Откуда-то справа потянуло сквозняком. Я явственно ощутил на щеке холодное дуновение. И этот холодок постепенно становился теплее.

— Себастьян! — позвал я.

Забурлила вода. Себастьян толкнул меня, чуть не опрокинув, своей огромной башкой.

— Что это было? — спросил он совершенно трезвым голосом. — Неужели астероид?

— Ты уже забыл, на каком мы свете? Я взорвал стену.

— Чем?

— Стянул у пиротехника капсюли.

— Оттуда принес?

— Да.

Себастьян задумался, а потом произнес упавшим голосом:

— Нехорошо. Я ведь предупреждал.

— По-твоему, лучше было загнуться в этой тухлой воде?

— Оттуда ничего нельзя приносить.

— Кто это тебе сказал?

— Так мне кажется, — уныло пробормотал он. — Я боюсь, старик.

— Не болтай чепухи. Чувствуешь ветерок? Но Себастьян озабоченно молчал.

— Пошли, — сказал я.

Мы стали пробираться в ту сторону, откуда веяло этим теплым холодком. Я сразу заметил, что вода немного спала и бормочет чуть веселее. Эва судорожно цеплялась за мой скафандр.

— Это все потому, что у нас есть камень, — шепнула она.

— Не потеряла?

— Я его спрятала под платье. Теперь уже никогда не потеряю.

Себастьян, который шел впереди, вдруг споткнулся.

— Ох, бляха муха! Осторожнее, кирпичи. Мы взобрались на баррикаду из кирпичных обломков и с самого верха съехали вниз, где воды было уже совсем мало. Себастьян опустил голову, принюхиваясь.

— Ну что? — спросил я.

— Пахнет соломенной трухой. Но не от старых сенников, солома свежая. Ужасно едкий запах, как от табака.

Мы брели ощупью, держась за выщербленные стены. Время от времени к ногам прилипало что-то мокрое, похожее на листья лопуха. Я выудил из воды осклизлый обрывок.
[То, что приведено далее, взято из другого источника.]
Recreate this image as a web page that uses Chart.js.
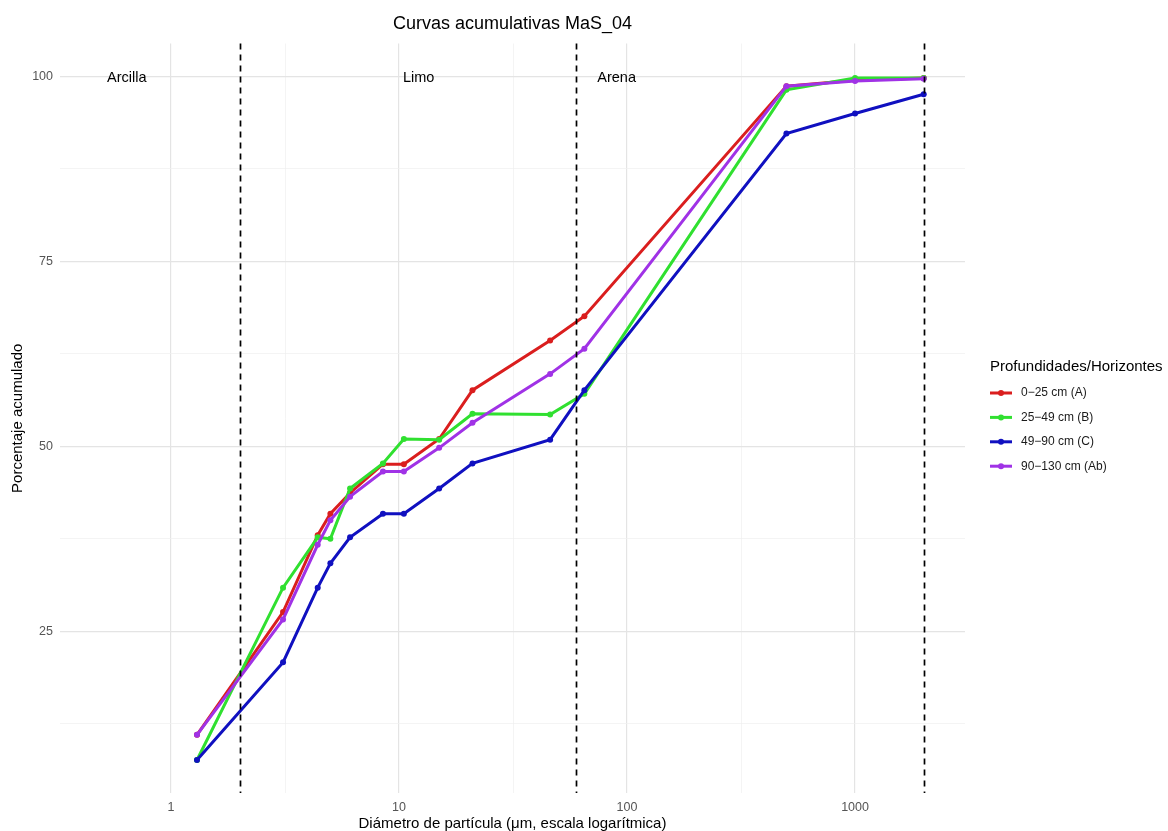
<!DOCTYPE html>
<html lang="es">
<head>
<meta charset="utf-8">
<title>Curvas acumulativas MaS_04</title>
<script src="https://cdn.jsdelivr.net/npm/chart.js@4/dist/chart.umd.min.js"></script>
<style>
  html, body { margin: 0; padding: 0; background: #ffffff; }
  #wrap { width: 1168px; height: 831px; }
</style>
</head>
<body>
<div id="wrap"><canvas id="curvas" width="1168" height="831"></canvas></div>
<script>
// Diámetros de partícula (µm) de cada fracción medida
const diametros = [1.3, 3.1, 4.4, 5, 6.1, 8.5, 10.5, 15, 21, 46, 65, 500, 1000, 2000];

// Porcentaje acumulado por horizonte
const horizonteA  = [11.0, 27.6, 38.0, 40.9, 43.7, 47.6, 47.6, 51.0, 57.6, 64.3, 67.6, 98.7, 99.5, 99.8];
const horizonteB  = [7.6, 30.9, 37.7, 37.5, 44.3, 47.7, 51.0, 50.9, 54.4, 54.3, 57.1, 98.2, 99.8, 99.8];
const horizonteC  = [7.6, 20.8, 30.9, 34.2, 37.7, 40.9, 40.9, 44.3, 47.7, 50.9, 57.6, 92.3, 95.0, 97.6];
const horizonteAb = [11.0, 26.6, 36.7, 40.0, 43.2, 46.6, 46.6, 49.8, 53.2, 59.8, 63.2, 98.7, 99.4, 99.7];

const nombresSeries = ['0\u221225 cm (A)', '25\u221249 cm (B)', '49\u221290 cm (C)', '90\u2212130 cm (Ab)'];
const coloresSeries = ['#DA1E1E', '#30E030', '#1010C0', '#A032E6'];

// Límites texturales (µm) y rótulos de clase
const limitesTextura = [2, 60, 2000];
const clasesTextura = ['Arcilla', 'Limo', 'Arena'];
const posicionClases = [0.64, 12.2, 90];

// Marcas de los ejes
const ticksX = [1, 10, 100, 1000];
const ticksXMenores = [3.1623, 31.623, 316.23];
const ticksY = [25, 50, 75, 100];
const ticksYMenores = [12.5, 37.5, 62.5, 87.5];

const FUENTE = '"Liberation Sans", Arial, Helvetica, sans-serif';
Chart.defaults.font.family = FUENTE;

const series = [horizonteA, horizonteB, horizonteC, horizonteAb];
const datasets = series.map((vals, i) => ({
  label: nombresSeries[i],
  data: diametros.map((d, j) => ({ x: d, y: vals[j] })),
  borderColor: coloresSeries[i],
  backgroundColor: coloresSeries[i],
  borderWidth: 3,
  pointRadius: 3,
  pointHoverRadius: 3,
  pointBorderWidth: 0,
  tension: 0,
  order: series.length - i
}));

const gridColor = (ctx) => (ctx.tick && ctx.tick.major) ? '#e4e4e4' : '#efefef';
const gridWidth = (ctx) => (ctx.tick && ctx.tick.major) ? 1.2 : 0.7;

// Líneas discontinuas de los límites y rótulos de clase
const limitesPlugin = {
  id: 'limites',
  afterDatasetsDraw(chart) {
    const { ctx, chartArea, scales } = chart;
    ctx.save();
    ctx.strokeStyle = '#000000';
    ctx.lineWidth = 1.7;
    ctx.setLineDash([6, 5]);
    limitesTextura.forEach(v => {
      const x = Math.round(scales.x.getPixelForValue(v)) + 0.5;
      ctx.beginPath();
      ctx.moveTo(x, chartArea.top);
      ctx.lineTo(x, chartArea.bottom);
      ctx.stroke();
    });
    ctx.setLineDash([]);
    ctx.fillStyle = '#000000';
    ctx.font = '14.5px ' + FUENTE;
    ctx.textAlign = 'center';
    ctx.textBaseline = 'middle';
    const yTxt = scales.y.getPixelForValue(100);
    clasesTextura.forEach((t, i) => {
      ctx.fillText(t, scales.x.getPixelForValue(posicionClases[i]), yTxt + 1);
    });
    ctx.restore();
  }
};

// Leyenda a la derecha del panel
const leyendaPlugin = {
  id: 'leyenda',
  afterDraw(chart) {
    const { ctx } = chart;
    ctx.save();
    ctx.fillStyle = '#000000';
    ctx.font = '15px ' + FUENTE;
    ctx.textAlign = 'left';
    ctx.textBaseline = 'middle';
    ctx.fillText('Profundidades/Horizontes', 990, 367);
    ctx.font = '12px ' + FUENTE;
    nombresSeries.forEach((n, i) => {
      const y = 393 + i * 24.4;
      ctx.strokeStyle = coloresSeries[i];
      ctx.fillStyle = coloresSeries[i];
      ctx.lineWidth = 3;
      ctx.beginPath();
      ctx.moveTo(990, y);
      ctx.lineTo(1012, y);
      ctx.stroke();
      ctx.beginPath();
      ctx.arc(1001, y, 3, 0, Math.PI * 2);
      ctx.fill();
      ctx.fillStyle = '#1a1a1a';
      ctx.fillText(n, 1021, y);
    });
    ctx.restore();
  }
};

new Chart(document.getElementById('curvas'), {
  type: 'line',
  data: { datasets },
  options: {
    responsive: false,
    animation: false,
    devicePixelRatio: 1,
    layout: { padding: { left: 0, right: 203, top: 0, bottom: 0 } },
    plugins: {
      legend: { display: false },
      tooltip: { enabled: false },
      title: {
        display: true,
        text: 'Curvas acumulativas MaS_04',
        fullSize: false,
        color: '#000000',
        font: { size: 18, weight: 'normal' },
        padding: { top: 13, bottom: 9 }
      }
    },
    scales: {
      x: {
        type: 'logarithmic',
        bounds: 'data',
        min: 0.326,
        max: 3035,
        afterBuildTicks: (s) => {
          s.ticks = ticksX.map(v => ({ value: v, major: true }))
            .concat(ticksXMenores.map(v => ({ value: v, major: false })))
            .sort((a, b) => a.value - b.value);
        },
        afterFit: (s) => { s.height = 38; },
        border: { display: false },
        grid: { color: gridColor, lineWidth: gridWidth, drawTicks: false },
        ticks: {
          autoSkip: false,
          maxRotation: 0,
          padding: 7,
          color: '#555555',
          font: { size: 12.5 },
          callback: (v) => ticksX.includes(v) ? String(v) : ''
        },
        title: {
          display: true,
          text: 'Diámetro de partícula (\u03bcm, escala logarítmica)',
          color: '#000000',
          font: { size: 15 },
          padding: { top: 0, bottom: -2 }
        }
      },
      y: {
        type: 'linear',
        bounds: 'data',
        min: 3.14,
        max: 104.45,
        afterBuildTicks: (s) => {
          s.ticks = ticksY.map(v => ({ value: v, major: true }))
            .concat(ticksYMenores.map(v => ({ value: v, major: false })))
            .sort((a, b) => a.value - b.value);
        },
        afterFit: (s) => { s.width = 60; },
        border: { display: false },
        grid: { color: gridColor, lineWidth: gridWidth, drawTicks: false },
        ticks: {
          autoSkip: false,
          padding: 7,
          color: '#555555',
          font: { size: 12.5 },
          callback: (v) => ticksY.includes(v) ? String(v) : ''
        },
        title: {
          display: true,
          text: 'Porcentaje acumulado',
          color: '#000000',
          font: { size: 15 },
          padding: { top: 9, bottom: 0 }
        }
      }
    }
  },
  plugins: [limitesPlugin, leyendaPlugin]
});
</script>
</body>
</html>
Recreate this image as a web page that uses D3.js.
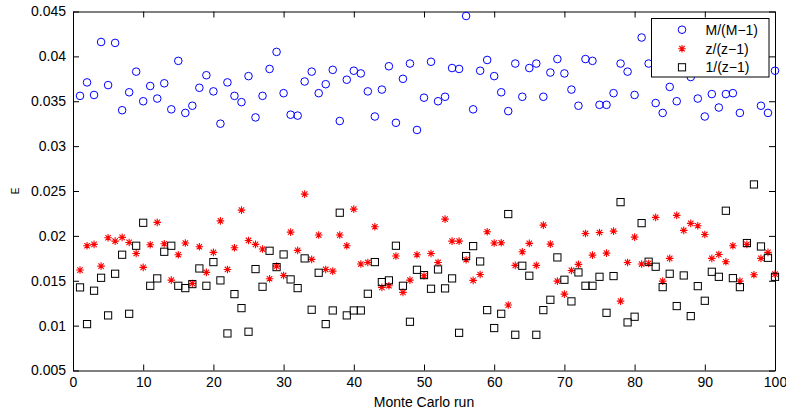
<!DOCTYPE html>
<html><head><meta charset="utf-8">
<script src="https://cdn.jsdelivr.net/npm/d3@7"></script>
<style>
body{margin:0;background:#fff}
svg{display:block}
text{font-family:"Liberation Sans",Arial,Helvetica,sans-serif;fill:#000}
</style>
</head><body>
<svg id="chart" width="786" height="412"></svg>
<script>
const seriesNames = ["M/(M\u22121)", "z/(z\u22121)", "1/(z\u22121)"];
const runs = d3.range(1, 101);
const mOverM1 = [
0.0356,0.0371,0.0357,0.0416,0.0368,0.0415,0.0340,0.0360,0.0383,0.0350,
0.0367,0.0353,0.0370,0.0341,0.0395,0.0337,0.0345,0.0365,0.0379,0.0361,
0.0325,0.0371,0.0356,0.0349,0.0378,0.0332,0.0356,0.0386,0.0405,0.0359,
0.0335,0.0334,0.0372,0.0383,0.0359,0.0369,0.0385,0.0328,0.0374,0.0384,
0.0381,0.0361,0.0333,0.0363,0.0389,0.0326,0.0375,0.0392,0.0318,0.0354,
0.0394,0.0350,0.0355,0.0387,0.0386,0.0445,0.0341,0.0384,0.0396,0.0378,
0.0360,0.0339,0.0392,0.0355,0.0387,0.0392,0.0355,0.0382,0.0397,0.0381,
0.0363,0.0345,0.0397,0.0395,0.0346,0.0346,0.0359,0.0392,0.0383,0.0357,
0.0421,0.0392,0.0348,0.0337,0.0366,0.0350,0.0395,0.0377,0.0353,0.0333,
0.0358,0.0343,0.0358,0.0359,0.0337,0.0390,0.0400,0.0345,0.0337,0.0384];
const zOverZ1 = [
0.01619,0.01890,0.01905,0.01663,0.01979,0.01942,0.01983,0.01927,0.01804,0.01649,
0.01901,0.02150,0.01912,0.01507,0.01790,0.01920,0.01470,0.01879,0.01593,0.01816,
0.02167,0.01626,0.01868,0.02287,0.01949,0.01905,0.01853,0.01522,0.01663,0.01559,
0.02042,0.01838,0.02465,0.01738,0.02009,0.01626,0.01607,0.02009,0.01890,0.02298,
0.01686,0.01704,0.02102,0.01426,0.01444,0.01775,0.01370,0.01507,0.01790,0.01556,
0.01804,0.01704,0.02187,0.01942,0.01942,0.01734,0.01504,0.01570,0.02046,0.01920,
0.01923,0.01229,0.01671,0.01823,0.01916,0.01671,0.02120,0.01908,0.01496,0.01351,
0.01615,0.01682,0.02027,0.01786,0.02038,0.01808,0.02053,0.01273,0.01704,0.01986,
0.01686,0.01693,0.02206,0.01496,0.01749,0.02228,0.02061,0.02139,0.02113,0.02016,
0.01749,0.01793,0.01712,0.01890,0.01496,0.01905,0.01567,0.01749,0.01816,0.01574];
const oneOverZ1 = [
0.01426,0.01017,0.01389,0.01533,0.01114,0.01578,0.01790,0.01132,0.01890,0.02146,
0.01444,0.01526,0.01823,0.01890,0.01444,0.01418,0.01463,0.01637,0.01444,0.01708,
0.01504,0.00913,0.01351,0.01195,0.00932,0.01630,0.01433,0.01834,0.01652,0.01793,
0.01515,0.01418,0.01749,0.01177,0.01589,0.01017,0.01169,0.02258,0.01114,0.01169,
0.01169,0.01355,0.01708,0.01485,0.01504,0.01890,0.01444,0.01043,0.01622,0.01563,
0.01411,0.01626,0.01415,0.01526,0.00920,0.01775,0.01886,0.01715,0.01173,0.00973,
0.01132,0.02243,0.00898,0.01667,0.01556,0.00898,0.01173,0.01288,0.01760,0.01511,
0.01270,0.01593,0.01444,0.01444,0.01544,0.01143,0.01552,0.02376,0.01036,0.01099,
0.02142,0.01712,0.01656,0.01429,0.01578,0.01218,0.01559,0.01106,0.01440,0.01277,
0.01600,0.01544,0.02280,0.01529,0.01429,0.01920,0.02573,0.01882,0.01756,0.01544];
const xTicks = [0,10,20,30,40,50,60,70,80,90,100];
const yTicks = [0.005,0.01,0.015,0.02,0.025,0.03,0.035,0.04,0.045];
const yTickLabels = ["0.005","0.01","0.015","0.02","0.025","0.03","0.035","0.04","0.045"];
const xLabel = "Monte Carlo run";
const yLabel = "E";

const svg = d3.select("#chart");
const L = 73, R = 775, T = 11.5, B = 370.5;
const x = d3.scaleLinear().domain([0, 100]).range([L, R]);
const y = d3.scaleLinear().domain([0.005, 0.045]).range([B, T]);
const fs = 14, tk = 6;

svg.append("rect").attr("width", 786).attr("height", 412).attr("fill", "#fff");

function styleAxis(g) {
  g.selectAll("path.domain").attr("stroke", "#000").attr("stroke-width", 1);
  g.selectAll(".tick line").attr("stroke", "#000").attr("stroke-width", 1);
  g.selectAll("text").attr("font-size", fs).attr("font-family", '"Liberation Sans",Arial,sans-serif').attr("fill", "#000");
}
const gb = svg.append("g").attr("transform", `translate(0,${B})`)
  .call(d3.axisBottom(x).tickValues(xTicks).tickFormat(d3.format("d")).tickSizeInner(-tk).tickSizeOuter(0).tickPadding(7));
styleAxis(gb);
const gt = svg.append("g").attr("transform", `translate(0,${T})`)
  .call(d3.axisTop(x).tickValues(xTicks).tickFormat("").tickSizeInner(-tk).tickSizeOuter(0));
styleAxis(gt);
const gl = svg.append("g").attr("transform", `translate(${L},0)`)
  .call(d3.axisLeft(y).tickValues(yTicks).tickFormat((d, i) => yTickLabels[i]).tickSizeInner(-tk).tickSizeOuter(0).tickPadding(7));
styleAxis(gl);
const gr = svg.append("g").attr("transform", `translate(${R},0)`)
  .call(d3.axisRight(y).tickValues(yTicks).tickFormat("").tickSizeInner(-tk).tickSizeOuter(0));
styleAxis(gr);

// markers
const starPath = "M-3.8,0H3.8M0,-3.8V3.8M-2.7,-2.7L2.7,2.7M-2.7,2.7L2.7,-2.7";
function drawCircle(sel) {
  sel.append("circle").attr("r", 3.8).attr("fill", "none").attr("stroke", "#0000ff").attr("stroke-width", 1);
}
function drawStar(sel) {
  sel.append("path").attr("d", starPath).attr("fill", "none").attr("stroke", "#ff0000").attr("stroke-width", 1.1);
}
function drawSquare(sel) {
  sel.append("rect").attr("x", -3.6).attr("y", -3.6).attr("width", 7.2).attr("height", 7.2)
    .attr("fill", "none").attr("stroke", "#000").attr("stroke-width", 1);
}
const series = [
  {vals: mOverM1, draw: drawCircle},
  {vals: zOverZ1, draw: drawStar},
  {vals: oneOverZ1, draw: drawSquare}
];
series.forEach(s => {
  const g = svg.append("g");
  g.selectAll("g").data(runs).join("g")
    .attr("transform", (r, i) => `translate(${x(r)},${y(s.vals[i])})`)
    .call(s.draw);
});

// axis labels
svg.append("text").attr("x", (L + R) / 2).attr("y", 407).attr("text-anchor", "middle")
  .attr("font-size", fs).text(xLabel);
svg.append("text").attr("transform", `translate(18.5,${(T + B) / 2}) rotate(-90)`)
  .attr("text-anchor", "middle").attr("font-size", 10).text(yLabel);

// legend
const lg = svg.append("g");
lg.append("rect").attr("x", 651.5).attr("y", 18.5).attr("width", 117.5).attr("height", 58.5)
  .attr("fill", "#fff").attr("stroke", "#000").attr("stroke-width", 1);
const legY = [29.7, 48.7, 67.3];
series.forEach((s, i) => {
  const e = lg.append("g").attr("transform", `translate(682,${legY[i]})`);
  s.draw(e);
  lg.append("text").attr("x", 705.5).attr("y", legY[i]).attr("dy", "0.35em")
    .attr("font-size", fs).text(seriesNames[i]);
});
</script>
</body></html>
И увидел, вернее, с трудом разглядел на полуистлевшем листке какой-то график, вероятно страничку из истории болезни, — в больницах такие вешают на спинку кровати. Температурная кривая зигзагами взбиралась вверх и резко обрывалась.

— Я уже вижу твою спину, — тихо сказала Эва.

— Мы идем по давним несчастьям, — сказал я.

— В этом замке был военный госпиталь, — объяснил Себастьян. — Госпитали больше всего любят бомбить.

— А откуда свет?

Я почувствовал под ногами то ли мох, то ли траву. Пронзительно кричали ласточки, но голоса их доносились уже не из-за стены, а откуда-то сверху, словно над нами был высокий свод костела, к которому прилепились глиняные птичьи гнезда.